Between submitting to literary magazines in New York and working other jobs, she encountered another thing: the #MeToo movement.
“When these Harvey Weinstein stories broke, and this sort of wave of first-person politicized storytelling by primarily women about sexual violence began in [the fall of] 2017, it had kind of been a long time coming,” Donegan said.
Donegan emphasized that while the movement is often historicized as an immediate and universal cultural awakening, it had been building in the background for years.
“Tarana Burke, the founder of the #MeToo movement, who had been operating out of the south, had been using #MeToo as a guiding principle and a framework for her work and survivors, mostly in an urban Black community in Birmingham, Alabama, since 2006,” Donegan said. “That’s preexisting #MeToo anti-sexual violence work. In national media, there had actually been this kind of roiling, slow motion confrontation with sexual violence across the country for several years.”

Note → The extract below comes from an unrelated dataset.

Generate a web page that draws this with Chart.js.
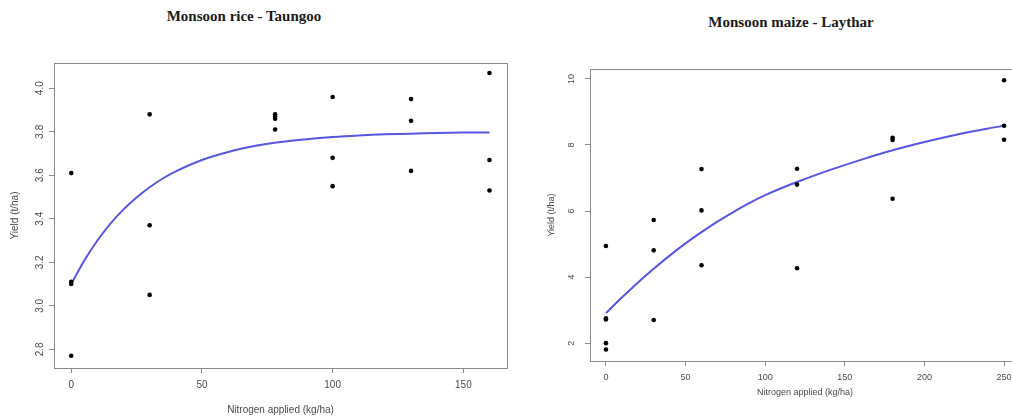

Outraged and fed up with men in positions of power sexually harassing and assaulting women in the workplace, Donegan decided to anonymously create the “Shitty Media Men” list. This platform gave women the ability to anonymously report sexual violence perpetrated by men in the media industry in New York City. During the talk, she discussed her motivation for creating the list.
“I tried to imagine what it would take for sexual violence to actually be both speakable and preventable,” Donegan said. “Part of my goal was to use anonymity as a way to protect women from those perpetrators, and thus to make speaking about this more possible.”
Donegan described her relationship to the list, which incited both backlash and praise.
“As the creator, I had this very ambivalent relationship to both the document itself and also the community that formed in this flash of time when it was alive,” Donegan stated.
She created the list anonymously, but Donegan encountered a dilemma when a fact-checker at Harper’s Magazine alerted her that her identity would soon be exposed.
“I could have the story told by this hostile actor,” Donegan said. “Or I could tell it myself. But it was a story about me, and not about me. It was about me as an avatar for all these other women who used the list who were behind me, and by extension all these other women in the #MeToo movement more broadly…. So I felt that I wanted to defend both myself and this imagined community.”
Although the list was up for only 12 hours, Donegan tends to think about her life in terms of before and after its publication.
Emre asked Donegan how that moment changed her voice and sense of herself as a critic. Donegan began by stating that while her early work didn’t always center on feminist discourse, the public began to see her as a feminist writer after she was exposed. Due to the backlash she faced, she began to find herself writing in a defensive mode, anticipating an antagonistic reader, which was not an easy place to write from.
“What I had to do was cultivate a capacity to sort of perform invulnerability,” Donegan said. “An authorial persona that can write a little more confidently than I would feel. I had to be able to imagine a readership that was going to be willing to hear me in good faith. And that was something that I gained through experience by writing enough, and being in conversation with enough other writers, and seeing responses to my work that may have been critical, but were fair.”
Viewing the critic as both the avatar and the defender of her publics—someone who at times must perform invulnerability while being immensely vulnerable—Emre asked Donegan and the audience to turn over a piece of paper that had been placed on each of their chairs. When asked if she recognized the surprise object, Donegan stated that she did. It was Associate Justice Sonia Sotomayor’s dissent in Dobbs v. Jackson Women’s Health Organization, the case that overturned Roe v. Wade.
Emre asked Donegan how she might go about analyzing a document like this. Donegan highlighted how within this document, Sotomayor uses historic and moral terms in lieu of legal jargon, which leads us to believe that her public is the American public; she is expressing sorrow for us and with us. There is a moment, however, where Sotomayor turns to addressing the court.
“She’s pointing out in this sentence that a new majority adhering to a new doctrine, school, could ‘by dint of numbers’ alone expunge [the] right [to abortion],” Donegan said. “She’s saying what we all know, which is [that] the law does not support this decision. The facts do not support this decision, the will of the people do not support this decision, and the spirit of our Constitution does not support this decision. You are not doing it because you have real legitimacy to do it. You’re doing it through the brute force of the fact that you have the votes.”
Hannah Langer ’26, who attended the talk, discussed how it felt different from the previous talks in the series.
“The talk with Moira felt more political than past events because of the political nature of Moira’s work and legacy,” Langer said. “There was a sense of respect for Moira’s work, and a solemnness because of the heavy topics of sexual assault and abortion. Also, a reverence for the power of the written word to change people’s lives, like with the Shitty Media Men list or the language present in the Roe v. Wade ruling.”
The next “The Critic and Her Publics” event is on Tuesday, Feb. 20 at 5 p.m. in the McKelvey Room in the Office of Admission and will feature Jo Livingstone, a literary critic and visiting professor at the Pratt Institute.